Other excavation projects enriched the museum's collection, such as the 1929 massive project in Anyang, one of the four "ancient capitals" in the province. By 1935 when it sent a selection of artifacts to London for exhibition, it was hailed as "China's second best museum", right after the Forbidden City.

With the imminent invasion of the Japanese army, the Nationalist government had to devise a plan to keep the treasures from harm's way. It selected thousands of objects and sealed them in 68 crates. They were stored in a French concession in Central China's Wuhan, and in 1938, had to be relocated to Chongqing. Along the way, Japanese bombers missed them by just an inch, so to speak.

When the war ended, they did not have a chance to return to Henan, as civil war quickly ensued. When the Nationalist government retreated to Taiwan, it took some of the boxes with them, but most were halted when the People's Liberation Army seized Chongqing airport.

By 1950, the treasures were returned north, but some went to Beijing instead. Take the 1923 Xinzheng collection. Henan Museum now has 56 pieces, the National Museum of History in Taipei, 21, Beijing's Palace Museum (Forbidden City) 18, the Museum of Chinese History in Beijing, five, and Shenzhen City Museum got two, a result of pleading from the relic-rich province after the new city was born in the 1980s and needed something hefty to establish its cultural identity. Many of those remaining in the province during the Japanese occupation were lost for good.
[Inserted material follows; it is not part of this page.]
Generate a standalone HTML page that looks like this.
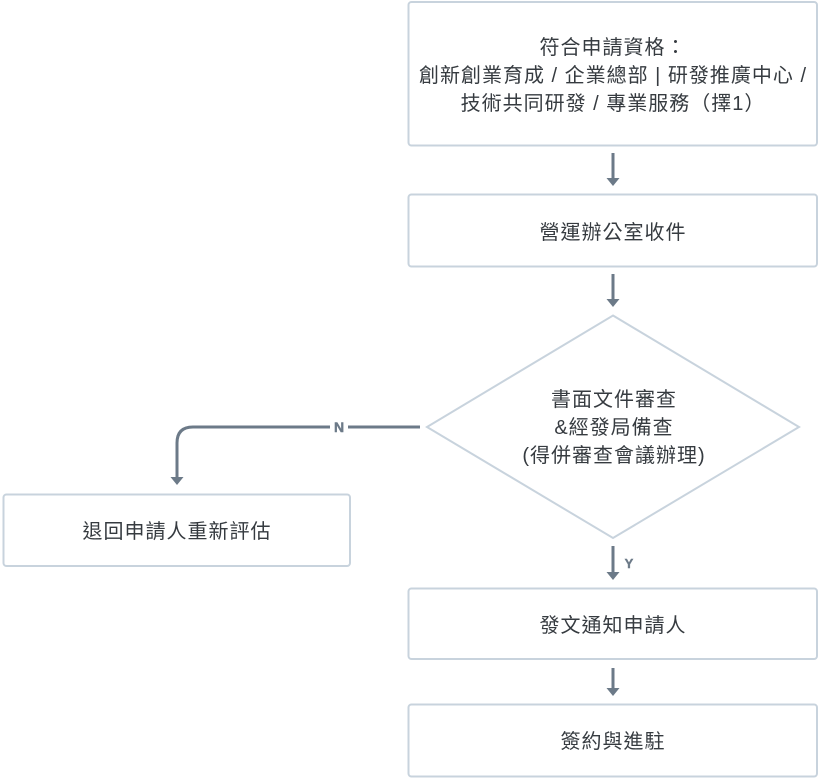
<!DOCTYPE html>
<html>
<head>
<meta charset="utf-8">
<style>
  html, body { margin: 0; padding: 0; background: #ffffff; }
  body { width: 819px; height: 778px; overflow: hidden; }
  svg { display: block; }
  .t { font-family: "Liberation Sans", "Noto Sans CJK TC", "Noto Sans CJK SC", sans-serif; font-size: 20px; fill: #363b40; letter-spacing: 1px; text-anchor: middle; }
  .lbl { font-family: "Liberation Sans", sans-serif; font-weight: bold; fill: #6c7a88; stroke: #6c7a88; stroke-width: 0.4px; text-anchor: middle; }
</style>
</head>
<body>
<svg width="819" height="778" viewBox="0 0 819 778" xmlns="http://www.w3.org/2000/svg">
  <g fill="#ffffff" stroke="#c8d3dd" stroke-width="2">
    <rect x="408.5" y="2" width="408.5" height="143.5" rx="3"/>
    <rect x="408.5" y="194.5" width="408.5" height="72" rx="3"/>
    <polygon points="613,315.5 799,427 613,538 427,427"/>
    <rect x="3.5" y="494.5" width="346.5" height="71.5" rx="3"/>
    <rect x="408.5" y="588.5" width="408.5" height="70.5" rx="3"/>
    <rect x="408.5" y="704.5" width="408.5" height="72" rx="3"/>
  </g>

  <g stroke="#6c7a88" stroke-width="3" fill="none">
    <line x1="613" y1="153" x2="613" y2="179"/>
    <line x1="613" y1="274" x2="613" y2="300"/>
    <line x1="613" y1="546" x2="613" y2="573"/>
    <line x1="613" y1="668" x2="613" y2="689"/>
    <path d="M420,427 L348,427"/>
    <path d="M330,427 L193,427 Q177,427 177,443 L177,478"/>
  </g>
  <g fill="#6c7a88">
    <polygon points="606.5,178 619.5,178 613,186"/>
    <polygon points="606.5,299 619.5,299 613,307"/>
    <polygon points="606.5,572 619.5,572 613,580"/>
    <polygon points="606.5,688 619.5,688 613,696"/>
    <polygon points="170.5,477 183.5,477 177,485"/>
  </g>
  <text class="lbl" x="339" y="432" style="font-size:14px">N</text>
  <text class="lbl" x="629" y="568" style="font-size:13px">Y</text>

  <text class="t" x="613" y="54">符合申請資格：</text>
  <text class="t" x="613" y="82">創新創業育成 / 企業總部 | 研發推廣中心 /</text>
  <text class="t" x="613" y="110">技術共同研發 / 專業服務（擇1）</text>

  <text class="t" x="613" y="239">營運辦公室收件</text>

  <text class="t" x="614" y="406">書面文件審查</text>
  <text class="t" x="614" y="434">&amp;經發局備查</text>
  <text class="t" x="614" y="462">(得併審查會議辦理)</text>

  <text class="t" x="177" y="538">退回申請人重新評估</text>

  <text class="t" x="613" y="632">發文通知申請人</text>

  <text class="t" x="613" y="748">簽約與進駐</text>
</svg>
</body>
</html>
Henan is an archeological paradise. As the saying goes, if you dig beneath your floor, you may come face to face with an ancient tomb or even an ancient city. Many of the 100,000 items in the museum's collection were discovered by chance. Fortunately, farmers have gained a new awareness of the importance of this "old and broken bric-a-brac", said Li Jianhe, curator of the Dahe Village Museum, a prehistoric site where 47 house foundations, 297 cellars and 354 graves were unearthed, along with 3,500 objects. They were traced to the Yangshao era some 5,000 years ago.

"Farmers used to smash pottery and other remnants because they thought these things from old graves would bring them bad luck. Now they are aware of the potential value, commercial if not archeological," explains Li, who graduated from Wuhan Univeristy in 1986 with a degree in archeology and has been guarding and researching the site ever since.

The original of the most famous item from the site - two pottery jugs joined in the middle like a pair of conjoined twins - is on display in the higher-level Henan Museum.

This museum - together with all other museums in the province - are not just shrines to the heyday of the Central Plains culture, but also a link between the glorious past and the reawakened present.